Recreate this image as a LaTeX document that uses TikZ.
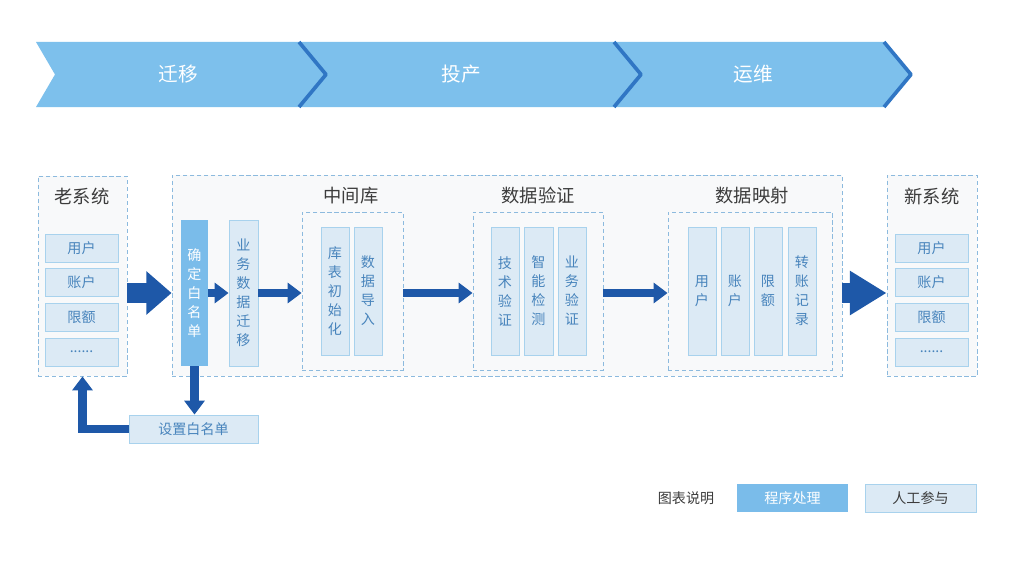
\documentclass[tikz,border=0pt]{standalone}
\usepackage{fontspec}
\setmainfont{Noto Sans CJK SC}
\usetikzlibrary{arrows.meta,fit}
\definecolor{bannerblue}{RGB}{125,192,236}
\definecolor{edgeblue}{RGB}{48,118,196}
\definecolor{arrowblue}{RGB}{30,88,168}
\definecolor{progblue}{RGB}{122,188,234}
\definecolor{lightfill}{RGB}{220,234,245}
\definecolor{lightedge}{RGB}{168,210,237}
\definecolor{itemtext}{RGB}{72,132,188}
\definecolor{dashblue}{RGB}{140,186,222}
\definecolor{panelfill}{RGB}{248,249,250}
\definecolor{titlegray}{RGB}{60,60,60}
\newcommand\itemdots{......}
\tikzset{
  panel/.style={draw=dashblue, fill=panelfill, dash pattern=on 3pt off 2pt, line width=0.6pt, inner sep=0pt},
  wh/.style 2 args={minimum width=#1*0.025cm, minimum height=#2*0.025cm},
  lbox/.style={draw=lightedge, fill=lightfill, line width=0.6pt, inner sep=0pt, text=itemtext,
    font=\fontsize{10}{13.5}\selectfont, align=center},
  pbox/.style={fill=progblue, inner sep=0pt, text=white, font=\fontsize{10}{13.5}\selectfont, align=center},
  title/.style={text=titlegray, font=\fontsize{13}{15}\selectfont},
  flow/.style={draw=arrowblue, line width=0.22cm, -{Triangle[length=0.35cm,width=0.5cm]}},
  bigflow/.style={draw=arrowblue, line width=0.48cm, -{Triangle[length=#1,width=1.05cm]}},
}
\begin{document}
\begin{tikzpicture}[x=0.025cm, y=-0.025cm]
\useasboundingbox (0,0) rectangle (1030,565);
\fill[white] (0,0) rectangle (1030,565);
% phases
\foreach \a/\n/\b in {36/55/300, 300/327/615, 615/642/885}
  \fill[bannerblue] (\a,42) -- (\b,42) -- (\b+27,74.5) -- (\b,107) -- (\a,107) -- (\n,74.5) -- cycle;
\foreach \b/\t/\tx [count=\i] in {300/迁移/178, 615/投产/461, 885/运维/753} {
  \draw[edgeblue, line width=2.6pt, line join=round] (\b-1,42) -- (\b+26,74.5) -- (\b-1,107);
  \node[text=white, font=\fontsize{14}{16}\selectfont] (phase\i) at (\tx,74) {\t};
}
% panels
\node[panel, fit={(38,176) (127,376)}] (old) {};
\node[panel, fit={(172,175) (842,376)}] (mid) {};
\node[panel, fit={(887,175) (977,376)}] (new) {};
\node[panel, fit={(302,212) (403,370)}] (db) {};
\node[panel, fit={(473,212) (603,370)}] (ver) {};
\node[panel, fit={(668,212) (832,370)}] (map) {};
\node[title] (told) at (82,196) {老系统};
\node[title] (tnew) at (932,196) {新系统};
\node[title] (tdb) at (351,196) {中间库};
\node[title] (tver) at (538,196) {数据验证};
\node[title] (tmap) at (752,196) {数据映射};
% old / new system items
\foreach \t/\y [count=\i] in {用户/248, 账户/282, 限额/317, \itemdots/352} {
  \node[lbox, wh={73}{28}] (o\i) at (81.5,\y) {\t};
  \node[lbox, wh={73}{28}] (n\i) at (931.5,\y) {\t};
}
% steps
\node[pbox, wh={27}{146}] (wl) at (194.5,293) {确\\定\\白\\名\\单};
\node[lbox, wh={29}{146}] (move) at (243.5,293) {业\\务\\数\\据\\迁\\移};
\node[lbox, wh={129}{28}] (set) at (193.5,429) {设置白名单};
\node[lbox, wh={28}{128}] (init) at (335,291) {库\\表\\初\\始\\化};
\node[lbox, wh={28}{128}] (load) at (368,291) {数\\据\\导\\入};
\node[lbox, wh={28}{128}] (tech) at (505,291) {技\\术\\验\\证};
\node[lbox, wh={29}{128}] (smart) at (538.5,291) {智\\能\\检\\测};
\node[lbox, wh={28}{128}] (biz) at (572,291) {业\\务\\验\\证};
\node[lbox, wh={28}{128}] (m1) at (702,291) {用\\户};
\node[lbox, wh={28}{128}] (m2) at (735,291) {账\\户};
\node[lbox, wh={28}{128}] (m3) at (768,291) {限\\额};
\node[lbox, wh={28}{128}] (m4) at (802,291) {转\\账\\记\\录};
% arrows
\draw[bigflow=0.63cm] (old.east |- wl.center) -- (mid.west |- wl.center);
\draw[flow] (wl.east) -- (move.west);
\draw[flow] (move.east) -- (db.west |- move.east);
\draw[flow] (db.east |- move.east) -- (ver.west |- move.east);
\draw[flow] (ver.east |- move.east) -- (map.west |- move.east);
\draw[bigflow=0.92cm] (mid.east |- wl.center) -- (new.west |- wl.center);
\draw[flow] (wl.south) -- (wl.south |- set.north);
\draw[flow] (set.west) -| (old.south);
% legend
\node[text=titlegray, font=\fontsize{10}{12}\selectfont] (key) at (686,498) {图表说明};
\node[pbox, wh={111}{28}] (keyprog) at (792.5,498) {程序处理};
\node[lbox, wh={111}{28}, text=titlegray] (keyman) at (920.5,498) {人工参与};
\end{tikzpicture}
\end{document}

→ **Problem to solve**
Transcribe the full listing character for character. Pictures are excluded.

→ **Answer to the exercise**
Recreate this image as a LaTeX document that uses TikZ.
\documentclass[tikz,border=0pt]{standalone}
\usepackage{fontspec}
\setmainfont{Noto Sans CJK SC}
\usetikzlibrary{arrows.meta,fit}
\definecolor{bannerblue}{RGB}{125,192,236}
\definecolor{edgeblue}{RGB}{48,118,196}
\definecolor{arrowblue}{RGB}{30,88,168}
\definecolor{progblue}{RGB}{122,188,234}
\definecolor{lightfill}{RGB}{220,234,245}
\definecolor{lightedge}{RGB}{168,210,237}
\definecolor{itemtext}{RGB}{72,132,188}
\definecolor{dashblue}{RGB}{140,186,222}
\definecolor{panelfill}{RGB}{248,249,250}
\definecolor{titlegray}{RGB}{60,60,60}
\newcommand\itemdots{......}
\tikzset{
  panel/.style={draw=dashblue, fill=panelfill, dash pattern=on 3pt off 2pt, line width=0.6pt, inner sep=0pt},
  wh/.style 2 args={minimum width=#1*0.025cm, minimum height=#2*0.025cm},
  lbox/.style={draw=lightedge, fill=lightfill, line width=0.6pt, inner sep=0pt, text=itemtext,
    font=\fontsize{10}{13.5}\selectfont, align=center},
  pbox/.style={fill=progblue, inner sep=0pt, text=white, font=\fontsize{10}{13.5}\selectfont, align=center},
  title/.style={text=titlegray, font=\fontsize{13}{15}\selectfont},
  flow/.style={draw=arrowblue, line width=0.22cm, -{Triangle[length=0.35cm,width=0.5cm]}},
  bigflow/.style={draw=arrowblue, line width=0.48cm, -{Triangle[length=#1,width=1.05cm]}},
}
\begin{document}
\begin{tikzpicture}[x=0.025cm, y=-0.025cm]
\useasboundingbox (0,0) rectangle (1030,565);
\fill[white] (0,0) rectangle (1030,565);
% phases
\foreach \a/\n/\b in {36/55/300, 300/327/615, 615/642/885}
  \fill[bannerblue] (\a,42) -- (\b,42) -- (\b+27,74.5) -- (\b,107) -- (\a,107) -- (\n,74.5) -- cycle;
\foreach \b/\t/\tx [count=\i] in {300/迁移/178, 615/投产/461, 885/运维/753} {
  \draw[edgeblue, line width=2.6pt, line join=round] (\b-1,42) -- (\b+26,74.5) -- (\b-1,107);
  \node[text=white, font=\fontsize{14}{16}\selectfont] (phase\i) at (\tx,74) {\t};
}
% panels
\node[panel, fit={(38,176) (127,376)}] (old) {};
\node[panel, fit={(172,175) (842,376)}] (mid) {};
\node[panel, fit={(887,175) (977,376)}] (new) {};
\node[panel, fit={(302,212) (403,370)}] (db) {};
\node[panel, fit={(473,212) (603,370)}] (ver) {};
\node[panel, fit={(668,212) (832,370)}] (map) {};
\node[title] (told) at (82,196) {老系统};
\node[title] (tnew) at (932,196) {新系统};
\node[title] (tdb) at (351,196) {中间库};
\node[title] (tver) at (538,196) {数据验证};
\node[title] (tmap) at (752,196) {数据映射};
% old / new system items
\foreach \t/\y [count=\i] in {用户/248, 账户/282, 限额/317, \itemdots/352} {
  \node[lbox, wh={73}{28}] (o\i) at (81.5,\y) {\t};
  \node[lbox, wh={73}{28}] (n\i) at (931.5,\y) {\t};
}
% steps
\node[pbox, wh={27}{146}] (wl) at (194.5,293) {确\\定\\白\\名\\单};
\node[lbox, wh={29}{146}] (move) at (243.5,293) {业\\务\\数\\据\\迁\\移};
\node[lbox, wh={129}{28}] (set) at (193.5,429) {设置白名单};
\node[lbox, wh={28}{128}] (init) at (335,291) {库\\表\\初\\始\\化};
\node[lbox, wh={28}{128}] (load) at (368,291) {数\\据\\导\\入};
\node[lbox, wh={28}{128}] (tech) at (505,291) {技\\术\\验\\证};
\node[lbox, wh={29}{128}] (smart) at (538.5,291) {智\\能\\检\\测};
\node[lbox, wh={28}{128}] (biz) at (572,291) {业\\务\\验\\证};
\node[lbox, wh={28}{128}] (m1) at (702,291) {用\\户};
\node[lbox, wh={28}{128}] (m2) at (735,291) {账\\户};
\node[lbox, wh={28}{128}] (m3) at (768,291) {限\\额};
\node[lbox, wh={28}{128}] (m4) at (802,291) {转\\账\\记\\录};
% arrows
\draw[bigflow=0.63cm] (old.east |- wl.center) -- (mid.west |- wl.center);
\draw[flow] (wl.east) -- (move.west);
\draw[flow] (move.east) -- (db.west |- move.east);
\draw[flow] (db.east |- move.east) -- (ver.west |- move.east);
\draw[flow] (ver.east |- move.east) -- (map.west |- move.east);
\draw[bigflow=0.92cm] (mid.east |- wl.center) -- (new.west |- wl.center);
\draw[flow] (wl.south) -- (wl.south |- set.north);
\draw[flow] (set.west) -| (old.south);
% legend
\node[text=titlegray, font=\fontsize{10}{12}\selectfont] (key) at (686,498) {图表说明};
\node[pbox, wh={111}{28}] (keyprog) at (792.5,498) {程序处理};
\node[lbox, wh={111}{28}, text=titlegray] (keyman) at (920.5,498) {人工参与};
\end{tikzpicture}
\end{document}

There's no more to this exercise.